Rows from a dataset of charts and code
>> START

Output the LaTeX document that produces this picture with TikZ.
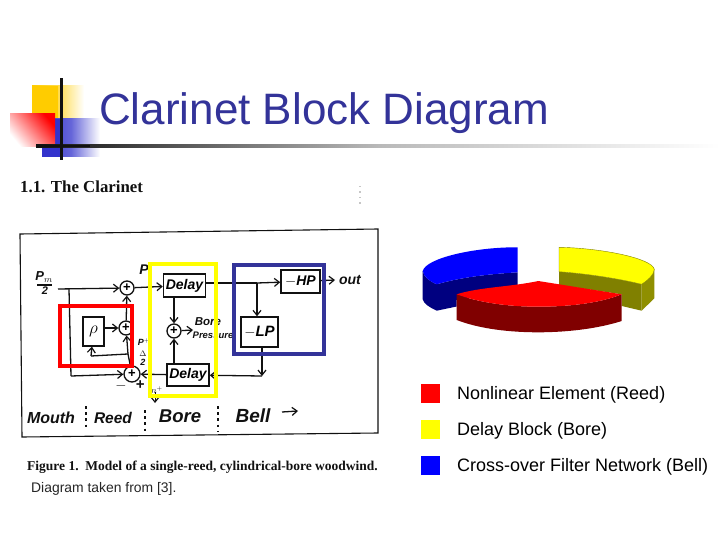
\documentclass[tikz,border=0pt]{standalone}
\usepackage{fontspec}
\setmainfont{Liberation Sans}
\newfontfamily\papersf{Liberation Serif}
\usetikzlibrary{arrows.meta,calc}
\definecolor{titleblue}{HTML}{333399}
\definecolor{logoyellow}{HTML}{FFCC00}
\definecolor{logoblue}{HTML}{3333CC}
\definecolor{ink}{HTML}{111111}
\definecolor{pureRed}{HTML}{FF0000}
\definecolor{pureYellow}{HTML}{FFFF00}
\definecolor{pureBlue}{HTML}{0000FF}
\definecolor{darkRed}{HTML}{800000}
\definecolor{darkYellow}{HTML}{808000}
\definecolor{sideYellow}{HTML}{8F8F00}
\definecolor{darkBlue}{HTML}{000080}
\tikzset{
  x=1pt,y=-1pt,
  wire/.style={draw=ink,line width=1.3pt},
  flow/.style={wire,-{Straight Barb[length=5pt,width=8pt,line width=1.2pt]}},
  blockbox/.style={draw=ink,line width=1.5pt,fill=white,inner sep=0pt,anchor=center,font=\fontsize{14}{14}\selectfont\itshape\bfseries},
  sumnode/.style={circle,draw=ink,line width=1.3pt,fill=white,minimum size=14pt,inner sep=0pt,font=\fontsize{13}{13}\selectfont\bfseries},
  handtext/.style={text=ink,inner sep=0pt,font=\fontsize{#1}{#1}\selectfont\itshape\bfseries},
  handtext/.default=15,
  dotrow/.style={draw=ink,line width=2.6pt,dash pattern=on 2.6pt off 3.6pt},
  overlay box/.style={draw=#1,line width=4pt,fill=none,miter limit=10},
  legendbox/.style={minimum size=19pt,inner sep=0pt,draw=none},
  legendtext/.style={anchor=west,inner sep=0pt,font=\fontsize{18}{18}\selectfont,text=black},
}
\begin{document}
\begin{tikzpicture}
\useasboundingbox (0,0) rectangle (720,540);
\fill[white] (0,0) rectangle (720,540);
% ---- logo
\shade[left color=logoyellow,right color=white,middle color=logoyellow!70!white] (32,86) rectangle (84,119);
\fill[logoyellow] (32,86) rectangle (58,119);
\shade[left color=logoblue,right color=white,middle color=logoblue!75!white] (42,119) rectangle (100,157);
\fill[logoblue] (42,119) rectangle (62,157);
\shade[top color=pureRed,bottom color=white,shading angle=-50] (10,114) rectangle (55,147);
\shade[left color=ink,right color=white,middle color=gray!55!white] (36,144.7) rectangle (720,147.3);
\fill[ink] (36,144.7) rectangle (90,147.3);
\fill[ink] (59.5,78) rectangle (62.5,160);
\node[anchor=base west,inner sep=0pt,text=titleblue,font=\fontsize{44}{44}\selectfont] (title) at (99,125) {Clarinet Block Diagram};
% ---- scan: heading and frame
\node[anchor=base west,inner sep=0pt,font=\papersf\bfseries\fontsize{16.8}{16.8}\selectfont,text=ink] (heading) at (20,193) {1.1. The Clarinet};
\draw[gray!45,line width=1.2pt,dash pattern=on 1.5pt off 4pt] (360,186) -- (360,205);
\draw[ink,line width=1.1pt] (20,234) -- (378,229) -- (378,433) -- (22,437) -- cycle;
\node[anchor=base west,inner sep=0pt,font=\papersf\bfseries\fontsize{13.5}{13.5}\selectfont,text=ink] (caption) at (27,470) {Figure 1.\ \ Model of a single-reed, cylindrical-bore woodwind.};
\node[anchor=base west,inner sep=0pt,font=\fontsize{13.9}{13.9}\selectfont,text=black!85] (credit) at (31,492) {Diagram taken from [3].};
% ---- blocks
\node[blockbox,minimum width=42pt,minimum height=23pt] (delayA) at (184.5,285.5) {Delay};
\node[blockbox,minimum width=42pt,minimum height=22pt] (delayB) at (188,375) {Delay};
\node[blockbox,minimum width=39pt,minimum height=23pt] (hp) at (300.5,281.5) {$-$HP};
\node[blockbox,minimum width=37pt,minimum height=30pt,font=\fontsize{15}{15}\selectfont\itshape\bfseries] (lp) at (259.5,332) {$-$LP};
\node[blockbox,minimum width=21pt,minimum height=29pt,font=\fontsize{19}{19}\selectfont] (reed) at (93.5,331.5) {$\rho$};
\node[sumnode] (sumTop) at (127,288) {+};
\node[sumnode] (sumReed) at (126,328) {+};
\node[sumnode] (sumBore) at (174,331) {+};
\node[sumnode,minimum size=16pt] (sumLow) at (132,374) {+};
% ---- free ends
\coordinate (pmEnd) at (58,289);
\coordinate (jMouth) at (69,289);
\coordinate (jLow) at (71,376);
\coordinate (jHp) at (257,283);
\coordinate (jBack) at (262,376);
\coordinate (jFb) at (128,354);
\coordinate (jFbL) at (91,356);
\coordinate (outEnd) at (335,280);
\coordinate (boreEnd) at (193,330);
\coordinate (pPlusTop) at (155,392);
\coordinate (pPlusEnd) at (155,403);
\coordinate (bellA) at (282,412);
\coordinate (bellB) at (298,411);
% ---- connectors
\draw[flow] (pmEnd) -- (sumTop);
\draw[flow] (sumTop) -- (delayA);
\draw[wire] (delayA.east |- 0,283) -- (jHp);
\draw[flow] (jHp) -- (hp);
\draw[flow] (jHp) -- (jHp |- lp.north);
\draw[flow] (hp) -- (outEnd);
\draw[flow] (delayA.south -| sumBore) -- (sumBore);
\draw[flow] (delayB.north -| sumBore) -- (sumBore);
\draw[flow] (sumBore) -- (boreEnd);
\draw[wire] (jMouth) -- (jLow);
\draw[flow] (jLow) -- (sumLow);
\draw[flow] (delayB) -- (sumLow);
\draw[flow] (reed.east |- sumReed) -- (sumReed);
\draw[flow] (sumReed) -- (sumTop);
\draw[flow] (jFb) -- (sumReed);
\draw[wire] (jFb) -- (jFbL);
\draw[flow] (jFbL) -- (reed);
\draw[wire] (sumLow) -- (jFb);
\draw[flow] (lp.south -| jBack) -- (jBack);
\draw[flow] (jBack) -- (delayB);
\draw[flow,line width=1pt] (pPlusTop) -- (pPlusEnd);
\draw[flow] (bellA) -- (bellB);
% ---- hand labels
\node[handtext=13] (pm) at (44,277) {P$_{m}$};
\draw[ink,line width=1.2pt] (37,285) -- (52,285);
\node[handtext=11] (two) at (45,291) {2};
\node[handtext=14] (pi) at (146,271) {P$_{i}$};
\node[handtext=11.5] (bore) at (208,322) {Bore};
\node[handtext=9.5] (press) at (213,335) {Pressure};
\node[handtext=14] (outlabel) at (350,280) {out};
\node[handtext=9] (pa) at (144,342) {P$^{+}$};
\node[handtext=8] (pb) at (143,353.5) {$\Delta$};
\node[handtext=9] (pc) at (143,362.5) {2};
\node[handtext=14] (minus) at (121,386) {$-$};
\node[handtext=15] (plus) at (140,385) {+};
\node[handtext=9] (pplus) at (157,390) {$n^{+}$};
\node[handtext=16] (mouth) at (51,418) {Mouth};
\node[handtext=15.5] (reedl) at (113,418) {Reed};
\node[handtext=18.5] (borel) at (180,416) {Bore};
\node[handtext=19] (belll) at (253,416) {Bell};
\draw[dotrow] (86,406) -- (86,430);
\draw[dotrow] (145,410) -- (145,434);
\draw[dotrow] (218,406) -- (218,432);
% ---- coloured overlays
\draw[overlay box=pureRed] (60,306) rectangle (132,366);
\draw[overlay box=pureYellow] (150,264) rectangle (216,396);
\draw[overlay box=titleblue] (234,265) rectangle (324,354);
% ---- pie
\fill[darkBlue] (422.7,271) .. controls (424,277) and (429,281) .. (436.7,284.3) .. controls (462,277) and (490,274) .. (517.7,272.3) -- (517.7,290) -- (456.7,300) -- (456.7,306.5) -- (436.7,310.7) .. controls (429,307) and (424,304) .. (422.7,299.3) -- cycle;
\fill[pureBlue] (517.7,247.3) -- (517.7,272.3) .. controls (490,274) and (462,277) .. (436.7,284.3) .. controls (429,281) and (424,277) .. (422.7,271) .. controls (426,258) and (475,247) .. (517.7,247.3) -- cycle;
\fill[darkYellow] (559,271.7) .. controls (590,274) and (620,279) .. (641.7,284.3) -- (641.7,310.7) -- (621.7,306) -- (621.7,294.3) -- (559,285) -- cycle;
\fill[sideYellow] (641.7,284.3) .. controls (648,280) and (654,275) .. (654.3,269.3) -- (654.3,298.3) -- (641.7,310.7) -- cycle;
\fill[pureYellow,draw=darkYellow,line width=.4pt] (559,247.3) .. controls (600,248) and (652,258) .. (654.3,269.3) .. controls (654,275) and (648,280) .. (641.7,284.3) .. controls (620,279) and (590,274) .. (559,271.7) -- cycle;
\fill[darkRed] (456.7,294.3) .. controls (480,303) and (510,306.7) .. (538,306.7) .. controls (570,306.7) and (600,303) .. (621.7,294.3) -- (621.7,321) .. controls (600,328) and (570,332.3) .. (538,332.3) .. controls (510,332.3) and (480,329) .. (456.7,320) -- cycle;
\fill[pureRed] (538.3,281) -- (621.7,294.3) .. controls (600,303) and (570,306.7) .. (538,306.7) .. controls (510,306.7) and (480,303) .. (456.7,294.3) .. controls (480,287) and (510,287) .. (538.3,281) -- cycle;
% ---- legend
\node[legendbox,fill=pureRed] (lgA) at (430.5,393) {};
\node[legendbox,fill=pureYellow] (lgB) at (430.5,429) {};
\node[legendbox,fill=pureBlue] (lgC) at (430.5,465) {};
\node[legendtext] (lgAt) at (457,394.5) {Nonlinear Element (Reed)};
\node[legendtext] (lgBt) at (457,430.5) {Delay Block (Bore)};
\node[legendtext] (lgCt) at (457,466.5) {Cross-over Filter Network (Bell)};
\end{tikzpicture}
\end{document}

>> END
>> START

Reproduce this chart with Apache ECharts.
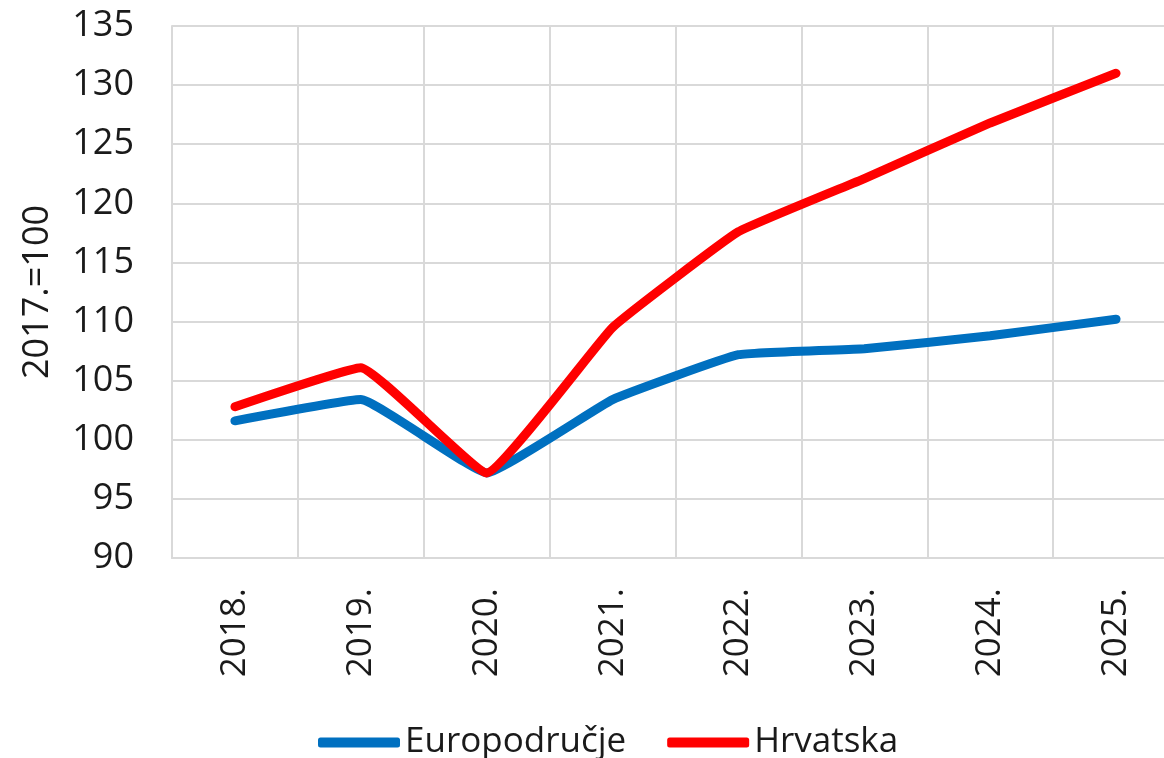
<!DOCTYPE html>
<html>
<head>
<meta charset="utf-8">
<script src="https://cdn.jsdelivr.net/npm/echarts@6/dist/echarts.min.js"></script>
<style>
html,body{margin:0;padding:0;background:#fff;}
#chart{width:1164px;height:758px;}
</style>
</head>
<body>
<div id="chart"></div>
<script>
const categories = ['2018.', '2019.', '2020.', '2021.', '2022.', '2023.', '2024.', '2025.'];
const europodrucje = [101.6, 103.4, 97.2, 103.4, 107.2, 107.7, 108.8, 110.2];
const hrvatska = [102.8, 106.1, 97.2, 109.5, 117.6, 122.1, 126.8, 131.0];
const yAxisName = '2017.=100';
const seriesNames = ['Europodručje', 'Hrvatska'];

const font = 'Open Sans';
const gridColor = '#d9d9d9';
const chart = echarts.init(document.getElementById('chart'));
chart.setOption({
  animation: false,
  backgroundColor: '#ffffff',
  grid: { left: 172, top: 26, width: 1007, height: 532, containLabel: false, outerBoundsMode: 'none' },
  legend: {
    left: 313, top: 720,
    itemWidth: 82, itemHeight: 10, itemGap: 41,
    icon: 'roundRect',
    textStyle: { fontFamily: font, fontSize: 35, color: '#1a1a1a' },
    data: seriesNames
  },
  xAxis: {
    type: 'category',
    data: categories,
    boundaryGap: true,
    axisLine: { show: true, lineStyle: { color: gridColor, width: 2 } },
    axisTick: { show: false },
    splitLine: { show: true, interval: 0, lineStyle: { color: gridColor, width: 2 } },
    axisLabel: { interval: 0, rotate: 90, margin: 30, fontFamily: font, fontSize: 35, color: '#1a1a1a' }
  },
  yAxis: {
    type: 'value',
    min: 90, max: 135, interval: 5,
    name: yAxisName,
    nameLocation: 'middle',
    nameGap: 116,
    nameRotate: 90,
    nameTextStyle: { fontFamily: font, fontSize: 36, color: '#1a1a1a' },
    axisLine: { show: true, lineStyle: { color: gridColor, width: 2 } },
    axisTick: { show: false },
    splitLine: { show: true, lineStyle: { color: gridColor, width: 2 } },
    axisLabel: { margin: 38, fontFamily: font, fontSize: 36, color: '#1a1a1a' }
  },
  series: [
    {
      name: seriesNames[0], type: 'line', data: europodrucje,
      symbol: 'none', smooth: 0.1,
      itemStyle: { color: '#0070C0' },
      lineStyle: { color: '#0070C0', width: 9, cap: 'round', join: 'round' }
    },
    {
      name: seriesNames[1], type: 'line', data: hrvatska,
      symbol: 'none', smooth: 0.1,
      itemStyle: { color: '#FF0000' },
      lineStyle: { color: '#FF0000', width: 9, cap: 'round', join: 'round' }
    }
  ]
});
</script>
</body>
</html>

>> END
>> START

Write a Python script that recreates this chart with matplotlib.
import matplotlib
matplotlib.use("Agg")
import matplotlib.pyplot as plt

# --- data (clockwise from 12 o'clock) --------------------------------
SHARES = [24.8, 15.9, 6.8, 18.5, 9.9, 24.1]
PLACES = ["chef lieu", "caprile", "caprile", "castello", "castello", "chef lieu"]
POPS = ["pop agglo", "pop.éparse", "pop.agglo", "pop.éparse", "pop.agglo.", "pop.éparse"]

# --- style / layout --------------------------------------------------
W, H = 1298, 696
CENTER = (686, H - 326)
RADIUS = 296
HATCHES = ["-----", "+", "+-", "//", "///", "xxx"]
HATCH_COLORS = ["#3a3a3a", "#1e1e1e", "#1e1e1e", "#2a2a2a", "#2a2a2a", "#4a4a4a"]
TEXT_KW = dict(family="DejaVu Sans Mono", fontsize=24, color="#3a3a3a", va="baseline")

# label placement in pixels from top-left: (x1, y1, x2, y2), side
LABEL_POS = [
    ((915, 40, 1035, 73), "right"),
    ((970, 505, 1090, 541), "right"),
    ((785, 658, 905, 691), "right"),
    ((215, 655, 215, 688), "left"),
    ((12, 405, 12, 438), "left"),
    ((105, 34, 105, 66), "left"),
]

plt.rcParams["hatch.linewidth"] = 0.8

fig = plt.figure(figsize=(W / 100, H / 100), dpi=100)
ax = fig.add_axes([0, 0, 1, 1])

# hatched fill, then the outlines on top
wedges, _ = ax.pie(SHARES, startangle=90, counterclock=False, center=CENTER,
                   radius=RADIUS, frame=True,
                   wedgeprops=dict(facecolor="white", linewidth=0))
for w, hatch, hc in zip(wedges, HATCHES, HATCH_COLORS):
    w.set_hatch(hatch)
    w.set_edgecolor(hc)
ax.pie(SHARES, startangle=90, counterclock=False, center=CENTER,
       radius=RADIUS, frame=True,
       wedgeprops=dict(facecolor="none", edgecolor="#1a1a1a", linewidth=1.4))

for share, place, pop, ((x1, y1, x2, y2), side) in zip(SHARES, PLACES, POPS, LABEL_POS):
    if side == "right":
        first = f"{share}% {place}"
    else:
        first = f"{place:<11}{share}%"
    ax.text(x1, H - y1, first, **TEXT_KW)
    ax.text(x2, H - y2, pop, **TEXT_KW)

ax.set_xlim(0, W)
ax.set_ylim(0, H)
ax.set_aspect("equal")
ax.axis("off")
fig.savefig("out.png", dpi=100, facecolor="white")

>> END

▸ **What to produce**
Quote word for word only the lines above from the one containing "Reproduce this chart with Apache ECharts." through the one containing "const seriesNames = ['Europodručje', 'Hrvatska'];". Pictures stay out of your copy.

▸ **Exercise response**
Reproduce this chart with Apache ECharts.
<!DOCTYPE html>
<html>
<head>
<meta charset="utf-8">
<script src="https://cdn.jsdelivr.net/npm/echarts@6/dist/echarts.min.js"></script>
<style>
html,body{margin:0;padding:0;background:#fff;}
#chart{width:1164px;height:758px;}
</style>
</head>
<body>
<div id="chart"></div>
<script>
const categories = ['2018.', '2019.', '2020.', '2021.', '2022.', '2023.', '2024.', '2025.'];
const europodrucje = [101.6, 103.4, 97.2, 103.4, 107.2, 107.7, 108.8, 110.2];
const hrvatska = [102.8, 106.1, 97.2, 109.5, 117.6, 122.1, 126.8, 131.0];
const yAxisName = '2017.=100';
const seriesNames = ['Europodručje', 'Hrvatska'];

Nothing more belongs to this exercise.